Lazenby’s collar is most likely detachable out of tradition than for any other reason because the collar is not taking advantage of its starching capabilities. The detachable collar is still worn with morning dress, and though Bond wears the less formal ‘black lounge’ instead of morning dress for his wedding, the shirt for black lounge still follows morning dress tradition. Detachable collars are more formal than their attached counterparts, primarily because they are meant to be stiffly starched. They come in all varieties, from the spread collar that Lazenby wears to other turndown collars like point and club collars to high stand-up collars like wing and imperial collars. Lazenby’s collar has long points and a high stand to give it presence.
003. The Man with the Golden Gun High Semi-Spread Collar
Roger Moore wears a collar with tremendous presence throughout The Man with the Golden Gun. Shirtmaker Frank Foster made the largest-proportioned collars of the Bond series, which is partially due to 1970s fashions. But he continued making large collars for Roger Moore into the 1980s to balance his large build and long neck.
This collar is a semi-spread collar, and having neither a narrow or wide spread between the points helps the collar look balanced. The narrower collars that Moore wears in The Spy Who Loved Me and Moonraker with even longer points of about 4 inches now look very dated, but this collar avoids looking too much of its time because it stops short of the extreme. The collar from Moore’s first two Bond films has points of about 3 1/4 to 3 3/8 inches and a back height of about 2 1/8 inches, so it is a sizeable collar but not too large. The collar looks larger because the jacket collars sit very low and reveal most of the shirt collar. The interfacing is sewn in but heavy to give the collar added presence and to ensure it stands up properly.
Moore’s collars in his 1980s Bond films were similar to this collar, but they sit a little lower and thus don’t have quite the same presence as this collar.
004. The World Is Not Enough High Spread Collar
Pierce Brosnan wears a perfect collar on his business shirts from Turnbull & Asser in The World Is Not Enough. The design was originally created as a two-button collar by T&A’s Robert Gillotte, the New York-based bespoke manager at the time, for a client of his, and Gillotte also wore it himself. It is based on their ‘Prince of Wales’ spread collar, but it was widened and raised from the stock version. For Brosnan, it was made into a one-button collar again.
Though Brosnan’s collar is higher than a typical collar, the points are not especially long. This allows the collar to have added presence without overpowering the face. The collar has a sewn interfacing with stayflex in the ends of the collar leaf to give it some extra stiffness and shapeability. Of all of Brosnan’s collars across his Bond films, this one gives him his more confident and more regal look because it sits high on his neck and collarbone.

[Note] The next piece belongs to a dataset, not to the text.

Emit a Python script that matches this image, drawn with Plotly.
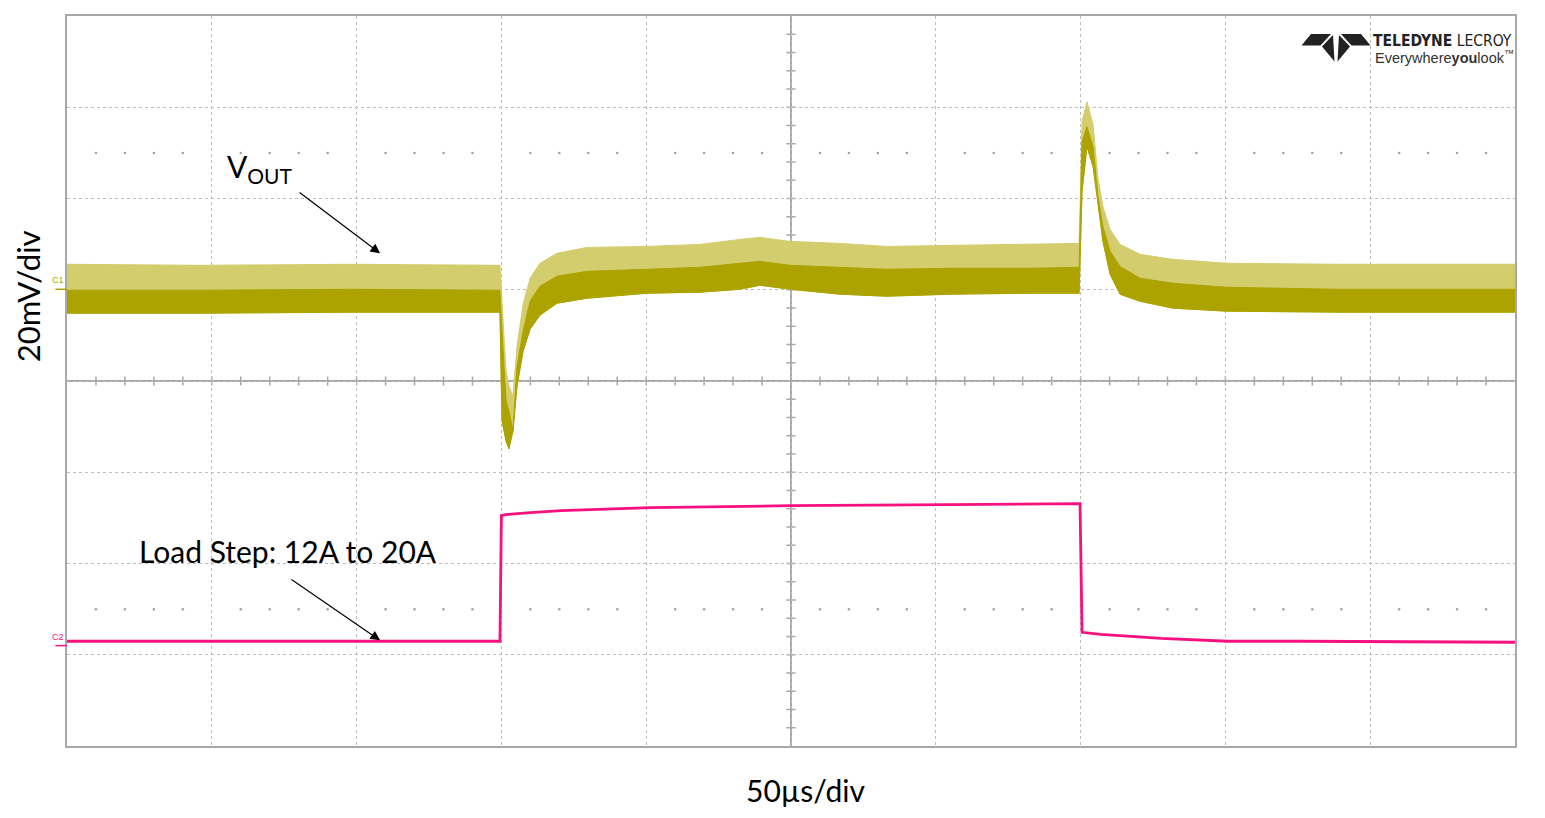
import numpy as np
import plotly.graph_objects as go

# time in microseconds (50 us/div, 10 div), levels in screen divisions (8 div)
vout_t = [0, 45.9, 97.7, 149.5, 150.2, 151.6, 152.6, 154.0, 155.4, 157.5, 159.9,
          163.3, 169.2, 179.6, 200.3, 218.6, 232.4, 239.3, 249.7, 267.0, 283.1,
          304.9, 332.5, 349.5, 350.5, 352.2, 354.3, 356.0, 357.7, 360.2, 363.6,
          370.5, 381.9, 400.5, 439.6, 500]
# tops of the switching spikes
vout_peak = [1.279, 1.268, 1.279, 1.268, 0.874, 0.109, -0.055, -0.164, 0.383, 0.842, 1.126,
             1.290, 1.399, 1.464, 1.475, 1.497, 1.552, 1.574, 1.530, 1.508, 1.475,
             1.486, 1.497, 1.508, 2.842, 3.060, 2.809, 2.219, 1.913, 1.661, 1.497,
             1.388, 1.333, 1.290, 1.279, 1.279]
# top of the dense part of the ripple band
vout_core = [0.995, 0.995, 1.005, 0.995, 0.546, -0.219, -0.328, -0.546, 0.164, 0.546, 0.874,
             1.038, 1.148, 1.202, 1.224, 1.246, 1.290, 1.311, 1.268, 1.246, 1.224,
             1.235, 1.235, 1.246, 2.623, 2.787, 2.568, 2.022, 1.694, 1.421, 1.257,
             1.126, 1.071, 1.027, 1.005, 1.005]
# bottom of the ripple band
vout_low = [0.743, 0.743, 0.754, 0.754, -0.437, -0.656, -0.743, -0.546, -0.055, 0.328, 0.568,
            0.721, 0.852, 0.907, 0.962, 0.973, 1.005, 1.049, 1.005, 0.951, 0.929,
            0.951, 0.962, 0.962, 2.077, 2.568, 2.350, 1.967, 1.530, 1.169, 0.951,
            0.874, 0.798, 0.765, 0.754, 0.754]

iload_t = [0, 60, 120, 149.5, 150.0, 151.4, 160.0, 170.5, 201.6, 250.0, 305.2, 349.8,
           350.5, 357.0, 377.8, 400.9, 426.1, 500]
iload_y = [-2.852, -2.852, -2.852, -2.852, -1.475, -1.464, -1.443, -1.421, -1.388, -1.366,
           -1.355, -1.344, -2.754, -2.776, -2.820, -2.852, -2.852, -2.863]

OLIVE = "#aca300"
OLIVE_LIGHT = "#d3cd6e"
PINK = "#f7107f"
GRID = "#bcbcbc"
FRAME = "#a8a8a8"

fig = go.Figure()

# ripple envelope (spikes) and dense core of the output voltage
fig.add_trace(go.Scatter(x=vout_t + vout_t[::-1], y=vout_peak + vout_low[::-1],
                         fill="toself", fillcolor=OLIVE_LIGHT, mode="lines",
                         line=dict(color=OLIVE_LIGHT, width=1), hoverinfo="skip"))
fig.add_trace(go.Scatter(x=vout_t + vout_t[::-1], y=vout_core + vout_low[::-1],
                         fill="toself", fillcolor=OLIVE, mode="lines",
                         line=dict(color=OLIVE, width=1), hoverinfo="skip"))

# load current
fig.add_trace(go.Scatter(x=iload_t, y=iload_y, mode="lines",
                         line=dict(color=PINK, width=2.8), hoverinfo="skip"))

# dotted marker rows at +/-2.5 div
dot_x = [v for v in np.arange(10, 500, 10) if v % 50 != 0]
for yy in (2.5, -2.5):
    fig.add_trace(go.Scatter(x=dot_x, y=[yy] * len(dot_x), mode="markers",
                             marker=dict(size=2.5, color="#a0a0a0"), hoverinfo="skip"))

# trigger markers
fig.add_trace(go.Scatter(x=[150], y=[-4.08], mode="markers", cliponaxis=False,
                         marker=dict(symbol="triangle-up", size=9, color=PINK)))
fig.add_trace(go.Scatter(x=[501.8], y=[-1.913], mode="markers", cliponaxis=False,
                         marker=dict(symbol="triangle-left", size=9, color=PINK)))

shapes = []
# centre cross with minor ticks
shapes.append(dict(type="line", x0=250, x1=250, y0=-4, y1=4,
                   line=dict(color=FRAME, width=2), layer="below"))
shapes.append(dict(type="line", x0=0, x1=500, y0=0, y1=0,
                   line=dict(color=FRAME, width=2), layer="below"))
for v in np.arange(10, 500, 10):
    shapes.append(dict(type="line", x0=v, x1=v, y0=-0.05, y1=0.05,
                       line=dict(color=FRAME, width=1.5), layer="below"))
for v in np.arange(-3.8, 4, 0.2):
    shapes.append(dict(type="line", x0=248.4, x1=251.6, y0=v, y1=v,
                       line=dict(color=FRAME, width=1.5), layer="below"))

# channel offset marks
shapes.append(dict(type="line", xref="paper", yref="y", x0=-0.008, x1=0,
                   y0=1.005, y1=1.005, line=dict(color=OLIVE, width=1.5)))
shapes.append(dict(type="line", xref="paper", yref="y", x0=-0.008, x1=0,
                   y0=-2.9, y1=-2.9, line=dict(color=PINK, width=1.5)))

# logo icon (pixel positions converted to paper)
def px(xp, yp):
    return (xp - 67) / 1448, (746 - yp) / 732

logo_polys = [
    [(1301.5, 43.5), (1311, 32), (1331, 32), (1320.5, 43.5)],
    [(1322, 44.5), (1333, 33), (1334.5, 59.5)],
    [(1350, 44.5), (1339, 33), (1337.5, 59.5)],
    [(1370.5, 43.5), (1361, 32), (1341, 32), (1351.5, 43.5)],
]
for poly in logo_polys:
    pts = [px(a, b) for a, b in poly]
    path = "M " + " L ".join(f"{a:.5f},{b:.5f}" for a, b in pts) + " Z"
    shapes.append(dict(type="path", xref="paper", yref="paper", path=path,
                       fillcolor="#222222", line=dict(width=0)))

TXT = "Lato, Carlito, Calibri, sans-serif"
annotations = [
    dict(text="20mV/div", xref="paper", yref="paper", x=px(28, 0)[0], y=px(0, 295)[1],
         xanchor="center", yanchor="middle",
         textangle=-90, showarrow=False, font=dict(family=TXT, size=31, color="black")),
    dict(text="50µs/div", xref="paper", yref="paper", x=px(805, 0)[0], y=px(0, 790)[1],
         xanchor="center", yanchor="middle",
         showarrow=False, font=dict(family=TXT, size=30, color="black")),
    dict(text="V<sub>OUT</sub>", x=54.6, y=2.33, xanchor="left", showarrow=False,
         font=dict(family=TXT, size=30, color="black")),
    dict(text="Load Step: 12A to 20A", x=24.2, y=-1.86, xanchor="left", showarrow=False,
         font=dict(family=TXT, size=30, color="black")),
    dict(text="", x=108.1, y=1.399, ax=79.8, ay=2.077, axref="x", ayref="y",
         showarrow=True, arrowhead=2, arrowsize=1.6, arrowwidth=1.2, arrowcolor="black"),
    dict(text="", x=108.1, y=-2.842, ax=77.0, ay=-2.164, axref="x", ayref="y",
         showarrow=True, arrowhead=2, arrowsize=1.6, arrowwidth=1.2, arrowcolor="black"),
    dict(text="C1", xref="paper", yref="y", x=-0.0005, y=1.11, xanchor="right",
         showarrow=False, font=dict(family="Liberation Sans, Arial", size=9, color=OLIVE)),
    dict(text="C2", xref="paper", yref="y", x=-0.0005, y=-2.8, xanchor="right",
         showarrow=False, font=dict(family="Liberation Sans, Arial", size=9, color=PINK)),
    dict(text="<b>TELEDYNE</b> LECROY", xref="paper", yref="paper",
         x=px(1371, 0)[0], y=px(0, 39)[1], xanchor="left", yanchor="middle", showarrow=False,
         font=dict(family="Liberation Sans Narrow, DejaVu Sans Condensed, Arial Narrow, sans-serif",
                   size=15.5, color="#222222")),
    dict(text="Everywhere<b>you</b>look<sup>™</sup>", xref="paper", yref="paper",
         x=px(1373, 0)[0], y=px(0, 55)[1], xanchor="left", yanchor="middle", showarrow=False,
         font=dict(family="Liberation Sans Narrow, Liberation Sans, Arial, sans-serif",
                   size=14.5, color="#333333")),
]

# page body has an 8px margin, so the figure is a little smaller than the window
fig.update_layout(
    width=1537, height=810,
    margin=dict(l=59, r=30, t=6, b=72),
    paper_bgcolor="white", plot_bgcolor="white",
    showlegend=False,
    shapes=shapes,
    annotations=annotations,
    xaxis=dict(range=[0, 500], dtick=50, tick0=0, showticklabels=False, ticks="",
               showgrid=True, gridcolor=GRID, gridwidth=1, griddash="dot",
               zeroline=False, showline=True, mirror=True, linecolor=FRAME, linewidth=2),
    yaxis=dict(range=[-4, 4], dtick=1, tick0=0, showticklabels=False, ticks="",
               showgrid=True, gridcolor=GRID, gridwidth=1, griddash="dot",
               zeroline=False, showline=True, mirror=True, linecolor=FRAME, linewidth=2),
)

fig.write_html("out.html")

005. The Casino Royale Wide Point Collar
For his evening shirt in Casino Royale, Turnbull & Asser made am especially unique point collar for Daniel Craig’s James Bond. The collar points down towards the chest, but the points are spread far apart due to a lot of tie space—close to 1 inch of it. The widely spread points frame the bow tie and sit flush with the lapels of the dinner jacket, while the low collar band ensures that the bow tie’s knot can fill the band. It’s Bond’s only collar that was designed especially for his signature dinner jacket. This collar needs a bow tie and would not work as well with a necktie or tie-less.

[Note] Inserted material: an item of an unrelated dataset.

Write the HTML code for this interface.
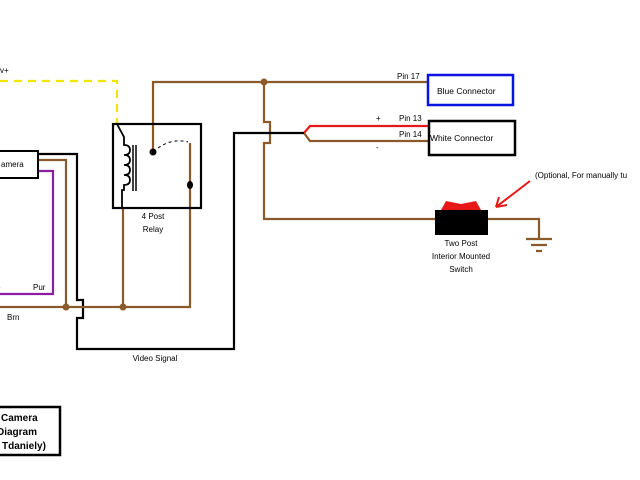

006. The Skyfall Tab Collar
Daniel Craig’s most standout collar is the tab collar on his business shirts from Tom Ford in Skyfall. It’s a point collar with a built-in tab that pulls the points together under the tie knot and helps the points lie against the chest. It also helps the collar frame the tie knot and elegantly projects the tie knot away from the neck. While Craig’s tab collar is based on a point collar, there are also rounded club collar variants.

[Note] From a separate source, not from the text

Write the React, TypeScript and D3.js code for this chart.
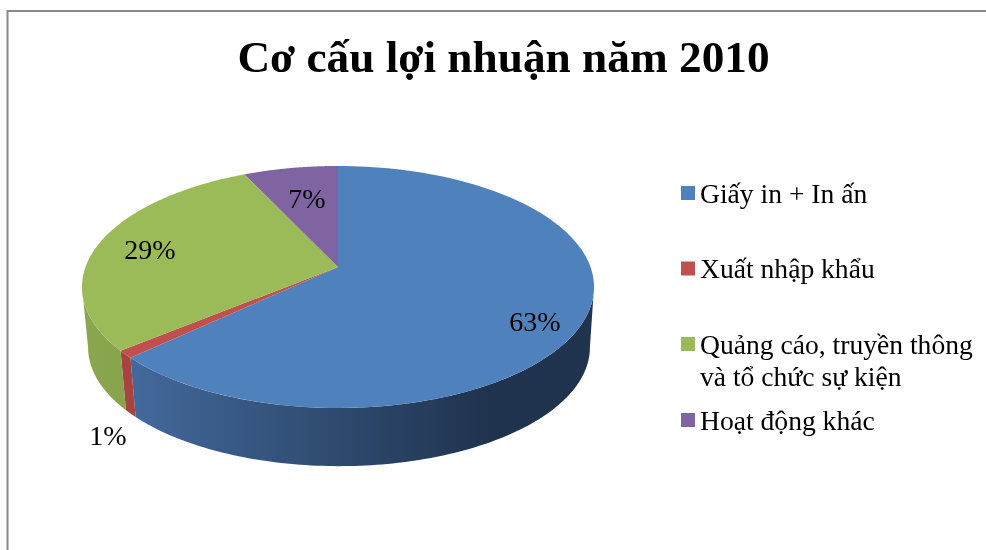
import React from "react";
import * as d3 from "d3";

const TITLE = "Cơ cấu lợi nhuận năm 2010";
const categories = ["Giấy in + In ấn", "Xuất nhập khẩu", "Quảng cáo, truyền thông", "Hoạt động khác"];
const legendLines = [["Giấy in + In ấn"], ["Xuất nhập khẩu"], ["Quảng cáo, truyền thông", "và tổ chức sự kiện"], ["Hoạt động khác"]];
const values = [63, 1, 29, 7];
const topColors = ["#4f81bd", "#c0504d", "#9bbb59", "#8064a2"];
const sideStart = ["#43699c", "#a64441", "#8aa64e", "#71598f"];
const sideEnd = ["#1f334e", "#a64441", "#87a24c", "#71598f"];
const percentLabels = ["63%", "1%", "29%", "7%"];
const labelPos: [number, number][] = [[535, 331], [108, 445], [150, 259], [307, 208]];
const legendSwatchY = [193, 268.5, 344, 420];
const legendBaselines = [[203], [278], [354, 386], [430]];

const cx = 338, cy = 267, R = 252.5, A = 117.7, K = 0.165;
const bottomCx = 339, bottomCy = 328, bottomScale = 0.98;

function rim(theta: number, bottom: boolean): [number, number] {
  const c = Math.sin(theta), s = -Math.cos(theta);
  const d = 1 - K * s;
  const x = (R * c) / d, y = (A * s) / d;
  return bottom ? [bottomCx + x * bottomScale, bottomCy + y * bottomScale] : [cx + x, cy + y];
}
function arcPts(a0: number, a1: number, bottom: boolean): [number, number][] {
  return d3.range(0, 121).map((i) => rim(a0 + ((a1 - a0) * i) / 120, bottom));
}

export default function App() {
  const arcs = d3.pie<number>().sort(null)(values);
  const line = d3.line();
  const rightTangent = Math.PI / 2 + Math.asin(K);
  const leftTangent = (3 * Math.PI) / 2 - Math.asin(K);
  return (
    <svg width={986} height={550} style={{ position: "fixed", left: 0, top: 0, background: "#fff" }} fontFamily="'Liberation Serif', serif">
      <defs>
        {values.map((_, i) => (
          <linearGradient key={i} id={`side${i}`} gradientUnits="userSpaceOnUse" x1={i === 0 ? 130 : 85} x2={i === 0 ? 490 : 140} y1={0} y2={0}>
            <stop offset="0" stopColor={sideStart[i]} />
            <stop offset="1" stopColor={sideEnd[i]} />
          </linearGradient>
        ))}
        <filter id="soft" x="-5%" y="-20%" width="110%" height="140%">
          <feGaussianBlur stdDeviation="0.35" />
        </filter>
      </defs>
      <path d="M7.5 550V11H986" fill="none" stroke="#8a8a8a" strokeWidth={2} />
      <text x={503.5} y={72} textAnchor="middle" fontSize={45.3} fontWeight="bold" fill="#000" filter="url(#soft)">{TITLE}</text>

      {arcs.map((a, i) => {
        const a0 = Math.max(a.startAngle, rightTangent), a1 = Math.min(a.endAngle, leftTangent);
        if (a1 <= a0) return null;
        const pts = [...arcPts(a0, a1, false), ...arcPts(a0, a1, true).reverse()];
        return <path key={i} d={line(pts) + "Z"} fill={`url(#side${i})`} />;
      })}
      {arcs.map((a, i) => (
        <path key={i} d={line([[cx, cy], ...arcPts(a.startAngle, a.endAngle, false)]) + "Z"} fill={topColors[i]} />
      ))}
      {percentLabels.map((t, i) => (
        <text key={i} x={labelPos[i][0]} y={labelPos[i][1]} textAnchor="middle" fontSize={28} fill="#000" filter="url(#soft)">{t}</text>
      ))}
      {categories.map((c, i) => (
        <g key={c}>
          <rect x={681} y={legendSwatchY[i] - 7} width={14} height={14} fill={topColors[i]} />
          {legendLines[i].map((l, j) => (
            <text key={j} x={700} y={legendBaselines[i][j]} fontSize={27.6} fill="#000" filter="url(#soft)">{l}</text>
          ))}
        </g>
      ))}
    </svg>
  );
}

Though this collar is not unusual for a tab collar, tab collars in and of themselves are unusual. They have come in and out of fashion periodically since the 1920s, but any revival of the past decade owes something to James Bond. They need a tie to look good, so Bond is unable to jettison his tie for action scenes like he does in the previous film Quantum of Solace. The collar likely would have been too fussy for Ian Fleming’s Bond, but for the on-screen Bond it looks very neat.
This collar returns in No Time to Die.
007. The Spectre Pinned/Eyelet Collar
Bond wears one pinned collar in the entire series on a Tom Ford shirt in Spectre. The collar that Daniel Craig wears in particular would best be described as an eyelet point collar, since it is a point collar that has eyelets to take a pin. A point collar—and also a club collar—without eyelets can be pinned, but the eyelet collar is especially designed to take a pin and is also known as a ‘pin collar’. A pinned collar behaves the same way as the tab collar does, but instead of being pulled together with a tab it uses a pin instead. There are various kinds of pins that can be used with an eyelet collar, but Bond uses a barbell-style collar bar where one of the ends screws off so the bar can fit thought the pinholes. A pinned point collar without eyelets needs a safety pin that can poke through the fabric.
This collar is one of the flashiest of the Bond series due to using a piece of jewellery in it. Its flashiness works perfectly for Bond’s disguise as an Italian gangster, even though its not specifically associated with Italian gangsters. It first came about in the 1920s, and it is still a style associated with the extravagance of the era. In the 1930s and 1940s, pinned collars were popular amongst Hollywood stars. Stylish men would continue to wear them in the 1960s and 1970s, and in the 1980s they saw a tremendous renaissance. Pierce Brosnan wore them frequently in his role on Remington Steele in the 1980s. Since then it has been rare for men to wear collar pins, but they are still stylish.